The liquidators then raised further arguments as follows:

  • That because the JBCC agreement applied, there could be no reservation of ownership provision included because the JBCC agreement records that it is the sole agreement between the parties and it makes no provision for such a reservation. The court rejected this argument on the basis that the condition contained in the Club tender reserving ownership formed part of the contract between the parties which included the JBCC agreement. The JBCC agreement itself defines the contract to comprise the general conditions and documents identified in the schedule to the agreement which in turn made reference to the Club tender.
  • That because the contract was a lump sum contract there was no mechanism for determining what portion of the contract price related to the equipment and therefore it could not be determined which items of equipment had been paid for and which not. The court rejected this argument as well and referred to the fact that clause 31 of the JBCC agreement makes provision for payments to a contractor of a reasonable estimate of both the value of work executed and the value of materials and goods supplied. As the liquidators had not proved that they had paid for the goods, the onus being on them to do so, the argument had to fail. In other words, despite the contract being a lump sum contract, the contract itself provided a mechanism for allocating payments made between work done and equipment supplied. Had this not been the case, the liquidators’ argument might well have won the day.

In the result the court upheld Club’s claim and confirmed that it was entitled to be treated as the owner of the equipment concerned.


In a recent Australian case4 the High Court of Australia refused to hold a builder liable for a pure economic loss claim made by a successive owner attributable to latent defects.

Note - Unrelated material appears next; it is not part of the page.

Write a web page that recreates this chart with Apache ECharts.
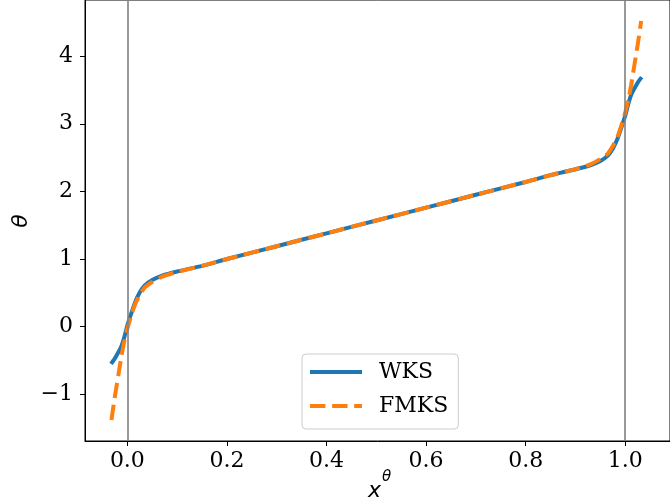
<!DOCTYPE html>
<html>
<head>
<meta charset="utf-8">
<script src="https://cdn.jsdelivr.net/npm/echarts@6/dist/echarts.min.js"></script>
<style>
html,body{margin:0;padding:0;background:#fff;}
#c{width:670px;height:500px;}
</style>
</head>
<body>
<div id="c"></div>
<script>
// ---- data ----
var WKS_X = [-0.033,-0.026,-0.019,-0.012,-0.006,0,0.008,0.016,0.025,0.035,0.05,0.07,0.1,0.15,0.2,0.3,0.4,0.5,0.6,0.7,0.8,0.85,0.9,0.93,0.95,0.965,0.975,0.984,0.992,1.0,1.006,1.012,1.019,1.026,1.033];
var WKS_Y = [-0.55,-0.48,-0.39,-0.29,-0.15,0.02,0.2,0.37,0.51,0.61,0.69,0.755,0.815,0.9,1.0,1.19,1.38,1.57,1.76,1.95,2.14,2.24,2.327,2.387,2.45,2.53,2.63,2.77,2.94,3.12,3.29,3.43,3.53,3.62,3.69];
var FMKS_X = [-0.032,-0.025,-0.018,-0.012,-0.006,0,0.008,0.016,0.025,0.035,0.05,0.07,0.1,0.15,0.2,0.3,0.4,0.5,0.6,0.7,0.8,0.85,0.9,0.93,0.95,0.965,0.975,0.984,0.992,1.0,1.006,1.012,1.018,1.025,1.032];
var FMKS_Y = [-1.38,-1.03,-0.71,-0.44,-0.21,-0.03,0.17,0.34,0.47,0.58,0.66,0.74,0.81,0.9,1.0,1.19,1.38,1.57,1.76,1.95,2.14,2.24,2.33,2.40,2.48,2.56,2.67,2.80,2.97,3.17,3.35,3.58,3.85,4.17,4.52];
var GUIDE_X = [0, 1];
var X_TICKS = [0, 0.2, 0.4, 0.6, 0.8, 1.0];
var X_TICK_LABELS = ['0.0', '0.2', '0.4', '0.6', '0.8', '1.0'];
var Y_TICKS = [-1, 0, 1, 2, 3, 4];
var Y_TICK_LABELS = ['\u22121', '0', '1', '2', '3', '4'];
var SERIES_NAMES = ['WKS', 'FMKS'];

function pairs(xs, ys) { return xs.map(function (x, i) { return [x, ys[i]]; }); }
function lookup(ticks, labels) {
  return function (v) {
    for (var i = 0; i < ticks.length; i++) if (Math.abs(ticks[i] - v) < 1e-9) return labels[i];
    return '';
  };
}

var chart = echarts.init(document.getElementById('c'), null, { renderer: 'canvas' });
var serif = 'DejaVu Serif';

chart.setOption({
  animation: false,
  backgroundColor: '#ffffff',
  grid: {
    left: 85, top: 0, width: 594, height: 441,
    show: true, borderColor: '#000', borderWidth: 1, backgroundColor: 'transparent'
  },
  xAxis: {
    type: 'value', min: -0.0851, max: 1.0899,
    axisLine: { show: true, onZero: false, lineStyle: { color: '#000', width: 1 } },
    axisTick: { show: true, length: 5, customValues: X_TICKS, lineStyle: { color: '#000', width: 1 } },
    axisLabel: { customValues: X_TICKS, formatter: lookup(X_TICKS, X_TICK_LABELS),
      fontFamily: serif, fontSize: 22, color: '#000', margin: 9 },
    splitLine: { show: false }
  },
  yAxis: {
    type: 'value', min: -1.69, max: 4.83,
    axisLine: { show: true, onZero: false, lineStyle: { color: '#000', width: 1 } },
    axisTick: { show: true, length: 5, customValues: Y_TICKS, lineStyle: { color: '#000', width: 1 } },
    axisLabel: { customValues: Y_TICKS, formatter: lookup(Y_TICKS, Y_TICK_LABELS),
      fontFamily: serif, fontSize: 22, color: '#000', margin: 12 },
    splitLine: { show: false }
  },
  legend: {
    data: SERIES_NAMES,
    orient: 'vertical',
    left: 302, top: 354,
    padding: [6, 10, 11, 6],
    itemWidth: 52, itemHeight: 24, itemGap: 10,
    itemStyle: { opacity: 0, color: 'rgba(0,0,0,0)', borderWidth: 0 },
    lineStyle: { width: 4 },
    backgroundColor: 'rgba(255,255,255,0.8)',
    borderColor: '#cccccc', borderWidth: 1, borderRadius: 4,
    textStyle: { fontFamily: serif, fontSize: 22, color: '#000', lineHeight: 24, padding: [0, 0, 0, 12] }
  },
  graphic: [
    { type: 'text', x: 368, y: 491, style: { text: 'x', font: 'italic 22px "DejaVu Sans"', fill: '#000', verticalAlign: 'middle', align: 'left' } },
    { type: 'text', x: 382, y: 477, style: { text: '\u03b8', font: 'italic 15px "DejaVu Sans"', fill: '#000', verticalAlign: 'middle', align: 'left' } },
    { type: 'text', x: 21, y: 221, rotation: Math.PI / 2, style: { text: '\u03b8', font: 'italic 22px "DejaVu Sans"', fill: '#000', verticalAlign: 'middle', align: 'center' } }
  ],
  series: [
    {
      name: 'guides', type: 'line', data: [], z: 1, silent: true,
      markLine: {
        silent: true, symbol: ['none', 'none'], label: { show: false },
        lineStyle: { color: '#808080', width: 1.6, type: 'solid' },
        data: GUIDE_X.map(function (v) { return { xAxis: v }; })
      }
    },
    {
      name: SERIES_NAMES[0], type: 'line', z: 3,
      data: pairs(WKS_X, WKS_Y), showSymbol: false, symbol: 'none',
      smooth: 0.2,
      color: '#1f77b4',
      lineStyle: { color: '#1f77b4', width: 4, type: 'solid' }
    },
    {
      name: SERIES_NAMES[1], type: 'line', z: 4,
      data: pairs(FMKS_X, FMKS_Y), showSymbol: false, symbol: 'none',
      smooth: 0.2,
      color: '#ff7f0e',
      lineStyle: { color: '#ff7f0e', width: 4, type: [15.4, 6.7] }
    }
  ]
});
</script>
</body>
</html>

The question posed by the court and answered in the negative was as follows:

“The question in this appeal is whether it is a principle of the Australian law of torts5 that those involved in the design or construction of commercial premises owe a duty to subsequent purchasers of the premises to take reasonable care to ensure that the building is free from defects, so as to prevent pure economic loss to those purchasers.”

The court took the view that it was up to a purchaser of a building to protect himself against latent defects in his contract with the seller. The court also noted that the purchaser:

  • could retain an expert to inspect the building and advise on its structure;
  • can take cession from the seller of the seller’s right of recourse against a builder relevant to defective work and materials.

The decision by the Australian court is in sync with the decision of our Supreme Court of Appeal6 in which the court declined to uphold a claim for pure economic loss against an engineer at the instance of a successive owner where the building had turned out to be unsuitable for its intended purpose. However, our courts have upheld claims by successive owners for defective building work where physical damage to the property has been occasioned by the defective work.7

A cession of the type mentioned would be particularly appropriate where, as is most often the case, a seller sells voetstoots.


1A D Pellow NO & Another v Club Refrigeration CC, Case No 469/03. Judgment delivered 29/9/04.


2 In which case ownership would have passed by law to Fisher Foods.

3Section 84 deals with the sale of goods in terms of an instalment sale contract and provides that if goods have been sold to an insolvent subject to a reservation of ownership clause, upon insolvency ownership is nonetheless transferred to the insolvent estate leaving the seller with a claim for payment secured to the extent of the proceeds of the goods in question.

4Woolcock Street Investments (Pty) Ltd v CDG (Pty) Ltd HCA 16 (April 1 2004).

5Delict in South African law.

6Lillicrap, Wassenaar & Partners v Pilkington Brothers (SA) (Pty) Ltd 1985(1) SA 475 A.

7Paul Leatham Humphrys NO v Henry John Barnes – See Cox Yeats Construction Law Bulletin March 2004.